If we apply some basic game theory to the issue of co-operation vs competition between different tax authorities in different territories, we can see that there is a ‘Prisoner’s Dilemma’.
If country A raises corporation tax, or adopts a more aggressive attitude to dealing with tax avoidance, while country B adopts a ‘soft’ strategy for dealing with tax avoidance, country A does badly and achieves the lowest possible pay-off in terms of collected tax, at a mere £40bn. So A is forced to adopt a soft strategy when it believes that other countries are adopting a soft strategy. However, this softly-softly approach generates combined tax revenues of only £120bn. So although adopting a more aggressive approach could lead to joint tax revenues of £200bn, unless there is co-operation, the only solution is to adopt a soft strategy.
While tax authorities around the world have a relatively weak hand, the power of the large multinationals has, some would say, effectively put them beyond the control of national governments and tax authorities – hence the requirement for tax authorities and governments to negotiate, rather than enforce existing rules or tighten them up.

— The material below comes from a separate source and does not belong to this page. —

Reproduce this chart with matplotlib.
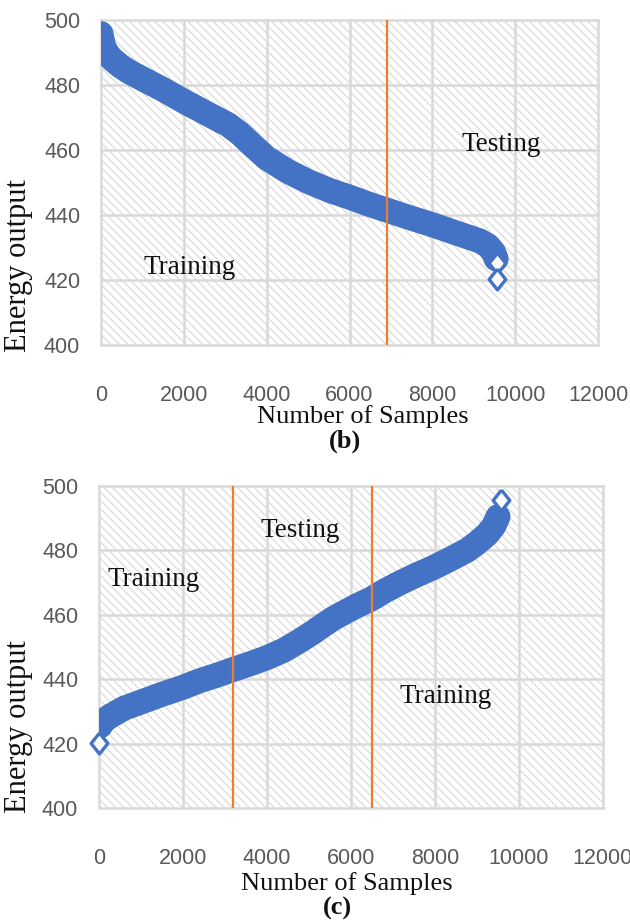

Some see this as evidence that the UK cannot go-it-alone when dealing with multinationals, and that if it wants to gain its ‘fair share’ of tax from them then cooperation with other countries is essential, and that co-operation is at the global level.
So it would seem that collective and co-operative strategies are really the only way forward. This includes the joint OECD and G20 ‘Base Erosion and Profits Shifting’ (BEPS) initiative. This involves tackling some of the tax avoidance schemes that have evolved, including Treaty Shopping and hybrid financial instruments.